GET /jobs/:id Fetch a single job's current state.
GET /stats Queue counts (jobs + DLQ) and circuit breaker state.
GET /dlq List dead-lettered jobs.
POST /dlq/:id/retry Re-enqueue a dead-lettered job (404/409 if not eligible).
GET /health Liveness/readiness (pings Redis).
GET /metrics Prometheus exposition format.

Example:

curl -X POST http://localhost:3000/jobs \
  -H "Content-Type: application/json" \
  -H "Idempotency-Key: order-42" \
  -d '{"type": "send-webhook", "payload": {"url": "https://example.com"}}'

# Replaying the same request (same Idempotency-Key) returns the same job,
# HTTP 200 instead of 201, and does not enqueue a second one.

Running it

docker compose up --build

That's the whole setup - Postgres, Redis, the mock external dependency, the API, the worker, and the dashboard all start together, migrations run automatically on boot, and no environment variables or API keys are required.

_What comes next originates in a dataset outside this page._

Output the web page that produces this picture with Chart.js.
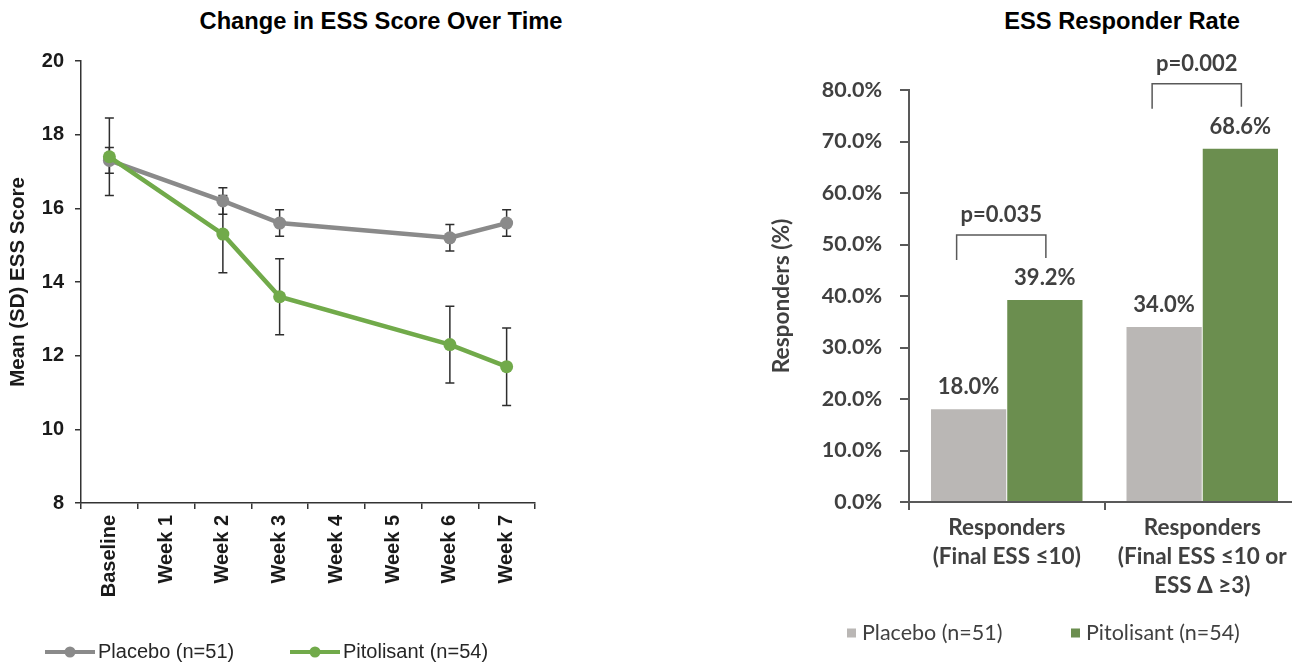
<!DOCTYPE html>
<html>
<head>
<meta charset="utf-8">
<script src="https://cdn.jsdelivr.net/npm/chart.js@4.4.1/dist/chart.umd.min.js"></script>
<style>
  html, body { margin: 0; padding: 0; background: #fff; overflow: hidden; }
  body { width: 1292px; height: 664px; position: relative; }
  .title {
    position: absolute; top: 8px; transform: translateX(-50%);
    font: bold 23.7px "Liberation Sans", Arial, sans-serif; color: #000; white-space: nowrap;
  }
  canvas { position: absolute; top: 0; }
</style>
</head>
<body>
<div class="title" style="left:381px">Change in ESS Score Over Time</div>
<div class="title" style="left:1122px">ESS Responder Rate</div>
<canvas id="essChart" width="560" height="664" style="left:0"></canvas>
<canvas id="responderChart" width="540" height="664" style="left:760px"></canvas>

<script>
// ---- ESS score over time ----
const weekLabels = ['Baseline', 'Week 1', 'Week 2', 'Week 3', 'Week 4', 'Week 5', 'Week 6', 'Week 7'];
const seriesNames = ['Placebo (n=51)', 'Pitolisant (n=54)'];
const placeboMean = [17.3, null, 16.2, 15.6, null, null, 15.2, 15.6];
const placeboSD = [0.35, null, 0.36, 0.36, null, null, 0.36, 0.36];
const pitolisantMean = [17.4, null, 15.3, 13.6, null, null, 12.3, 11.7];
const pitolisantSD = [1.05, null, 1.05, 1.03, null, null, 1.04, 1.05];

// ---- Responder rate ----
const responderCategories = [
  ['Responders', '(Final ESS \u226410)'],
  ['Responders', '(Final ESS \u226410 or', 'ESS \u0394 \u22653)']
];
const placeboRate = [18.0, 34.0];
const pitolisantRate = [39.2, 68.6];
const pValueLabels = ['p=0.035', 'p=0.002'];

const GREY_LINE = '#8a8a8a';
const GREEN_LINE = '#71aa4a';
const GREY_BAR = '#bab7b5';
const GREEN_BAR = '#6b8e4f';
const ARIAL = '"Liberation Sans", Arial, sans-serif';
const CALIBRI = 'Lato, "Open Sans", sans-serif';

// vertical SD whiskers, drawn underneath the lines and markers
const errorBars = {
  id: 'errorBars',
  beforeDatasetsDraw(chart, args, opts) {
    const { ctx, scales: { x, y } } = chart;
    ctx.save();
    ctx.strokeStyle = opts.color;
    ctx.lineWidth = opts.width;
    chart.data.datasets.forEach((ds) => {
      ds.data.forEach((v, i) => {
        const sd = ds.sd[i];
        if (v == null || sd == null) return;
        const px = x.getPixelForValue(i);
        const top = y.getPixelForValue(v + sd);
        const bot = y.getPixelForValue(v - sd);
        ctx.beginPath();
        ctx.moveTo(px, top); ctx.lineTo(px, bot);
        ctx.moveTo(px - opts.cap, top); ctx.lineTo(px + opts.cap, top);
        ctx.moveTo(px - opts.cap, bot); ctx.lineTo(px + opts.cap, bot);
        ctx.stroke();
      });
    });
    ctx.restore();
  }
};

// bottom key: line+marker samples or filled squares
const seriesKey = {
  id: 'seriesKey',
  afterDraw(chart, args, o) {
    const ctx = chart.ctx;
    ctx.save();
    ctx.font = o.font;
    ctx.textBaseline = 'middle';
    chart.data.datasets.forEach((ds, i) => {
      const x0 = o.x[i];
      const col = o.kind === 'line' ? ds.borderColor : ds.backgroundColor;
      if (o.kind === 'line') {
        ctx.strokeStyle = col;
        ctx.lineWidth = 4;
        ctx.beginPath();
        ctx.moveTo(x0, o.y); ctx.lineTo(x0 + 50, o.y);
        ctx.stroke();
        ctx.fillStyle = col;
        ctx.beginPath();
        ctx.arc(x0 + 25, o.y, 5.5, 0, Math.PI * 2);
        ctx.fill();
      } else {
        ctx.fillStyle = col;
        ctx.fillRect(x0, o.y - 4.5, 9, 9);
      }
      ctx.fillStyle = o.color;
      ctx.fillText(ds.label, x0 + o.textOffset, o.y);
    });
    ctx.restore();
  }
};

// value labels above bars and significance brackets
const barAnnotations = {
  id: 'barAnnotations',
  afterDatasetsDraw(chart, args, o) {
    const ctx = chart.ctx;
    const metaA = chart.getDatasetMeta(0);
    const metaB = chart.getDatasetMeta(1);
    ctx.save();
    ctx.fillStyle = o.color;
    ctx.textAlign = 'center';
    ctx.textBaseline = 'middle';
    ctx.font = o.font;
    chart.data.datasets.forEach((ds, di) => {
      chart.getDatasetMeta(di).data.forEach((bar, i) => {
        ctx.fillText(ds.data[i].toFixed(1) + '%', bar.x, bar.y - 22);
      });
    });
    ctx.strokeStyle = o.bracketColor;
    ctx.lineWidth = 1.5;
    ctx.font = o.pFont;
    o.pValues.forEach((txt, i) => {
      const a = metaA.data[i], b = metaB.data[i];
      const top = Math.min(a.y, b.y) - 65;
      const left = a.x - 12, right = b.x + 1;
      ctx.beginPath();
      ctx.moveTo(left, top + 25); ctx.lineTo(left, top);
      ctx.lineTo(right, top); ctx.lineTo(right, top + 23);
      ctx.stroke();
      ctx.fillText(txt, (left + right) / 2, top - 20);
    });
    ctx.restore();
  }
};

new Chart(document.getElementById('essChart'), {
  type: 'line',
  data: {
    labels: weekLabels,
    datasets: [
      {
        label: seriesNames[0], data: placeboMean, sd: placeboSD,
        borderColor: GREY_LINE, backgroundColor: GREY_LINE,
        borderWidth: 4.5, pointRadius: 6.5, pointBorderWidth: 0,
        pointBackgroundColor: GREY_LINE, spanGaps: true, tension: 0, order: 1
      },
      {
        label: seriesNames[1], data: pitolisantMean, sd: pitolisantSD,
        borderColor: GREEN_LINE, backgroundColor: GREEN_LINE,
        borderWidth: 4.5, pointRadius: 6.5, pointBorderWidth: 0,
        pointBackgroundColor: GREEN_LINE, spanGaps: true, tension: 0, order: 0
      }
    ]
  },
  options: {
    responsive: false,
    animation: false,
    layout: { padding: { left: 0, top: 61, right: 25, bottom: 51 } },
    scales: {
      x: {
        offset: true,
        grid: { offset: true, drawOnChartArea: false, tickLength: 6, color: '#333', lineWidth: 1.5 },
        border: { color: '#333', width: 1.5 },
        ticks: {
          autoSkip: false, maxRotation: 90, minRotation: 90, padding: 6,
          color: '#1a1a1a', font: { family: ARIAL, size: 20, weight: 'bold' }
        },
        afterFit(s) { s.height = 110; }
      },
      y: {
        min: 8, max: 20,
        grid: { drawOnChartArea: false, tickLength: 6, color: '#333', lineWidth: 1.5 },
        border: { color: '#333', width: 1.5 },
        ticks: { stepSize: 2, padding: 11, color: '#1a1a1a', font: { family: ARIAL, size: 20, weight: 'bold' } },
        title: {
          display: true, text: 'Mean (SD) ESS Score', color: '#1a1a1a',
          font: { family: ARIAL, size: 20.5, weight: 'bold' }, padding: { top: 6, bottom: 0 }
        },
        afterFit(s) { s.width = 81; }
      }
    },
    plugins: {
      legend: { display: false },
      tooltip: { enabled: false },
      errorBars: { color: '#2e2e2e', width: 1.5, cap: 4.5 },
      seriesKey: { kind: 'line', x: [45, 290], y: 652, textOffset: 53, font: '20px ' + ARIAL, color: '#262626' }
    }
  },
  plugins: [errorBars, seriesKey]
});

new Chart(document.getElementById('responderChart'), {
  type: 'bar',
  data: {
    labels: responderCategories,
    datasets: [
      { label: seriesNames[0], data: placeboRate, backgroundColor: GREY_BAR, barPercentage: 0.987, categoryPercentage: 0.78 },
      { label: seriesNames[1], data: pitolisantRate, backgroundColor: GREEN_BAR, barPercentage: 0.987, categoryPercentage: 0.78 }
    ]
  },
  options: {
    responsive: false,
    animation: false,
    layout: { padding: { left: 0, top: 90, right: 0, bottom: 42 } },
    scales: {
      x: {
        grid: { offset: true, drawOnChartArea: false, tickLength: 8, color: '#595959', lineWidth: 2 },
        border: { color: '#595959', width: 2 },
        ticks: {
          padding: 3, color: '#404040',
          font: { family: CALIBRI, size: 22.5, weight: 'bold', lineHeight: 1.29 }
        },
        afterFit(s) { s.height = 120; }
      },
      y: {
        min: 0, max: 80,
        grid: { drawOnChartArea: false, tickLength: 9, color: '#595959', lineWidth: 2 },
        border: { color: '#595959', width: 2 },
        ticks: {
          stepSize: 10, padding: 18, color: '#404040',
          font: { family: CALIBRI, size: 21.5, weight: 'bold' },
          callback: (v) => v.toFixed(1) + '%'
        },
        title: {
          display: true, text: 'Responders (%)', color: '#404040',
          font: { family: CALIBRI, size: 22.7, weight: 'bold' }, padding: { top: 8, bottom: 0 }
        },
        afterFit(s) { s.width = 149; }
      }
    },
    plugins: {
      legend: { display: false },
      tooltip: { enabled: false },
      barAnnotations: {
        font: 'bold 22px ' + CALIBRI, pFont: 'bold 22px ' + CALIBRI,
        color: '#404040', bracketColor: '#595959', pValues: pValueLabels
      },
      seriesKey: { kind: 'box', x: [87, 311], y: 633, textOffset: 15, font: '21.5px ' + CALIBRI, color: '#404040' }
    }
  },
  plugins: [barAnnotations, seriesKey]
});
</script>
</body>
</html>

Running tests locally without Docker

Pure-logic unit tests (circuit breaker, backoff, zod schemas) have no external dependencies and always run:

npm install
npm run test:unit

Integration tests need a real Postgres and Redis reachable at DATABASE_URL / REDIS_URL (defaults match docker-compose.yml). If they're unreachable, the integration suites report as skipped rather than failing, so npm test degrades gracefully on a machine without Docker:

docker compose up -d postgres redis
npm run test:integration

What I'd change for a real production deployment

  • A distributed rate limiter (Redis-backed) instead of per-process in-memory, once there's more than one API replica.
  • Alerting on DLQ depth and circuit breaker state, not just a dashboard someone has to be looking at.
  • Migrations as a separate release step/init container rather than running on every API boot - fine for a single-instance demo, not for a rolling deploy.
  • A schema/contract per job type (right now payload is an open Record<string, unknown> validated only at the transport boundary) once there's more than one job type in practice.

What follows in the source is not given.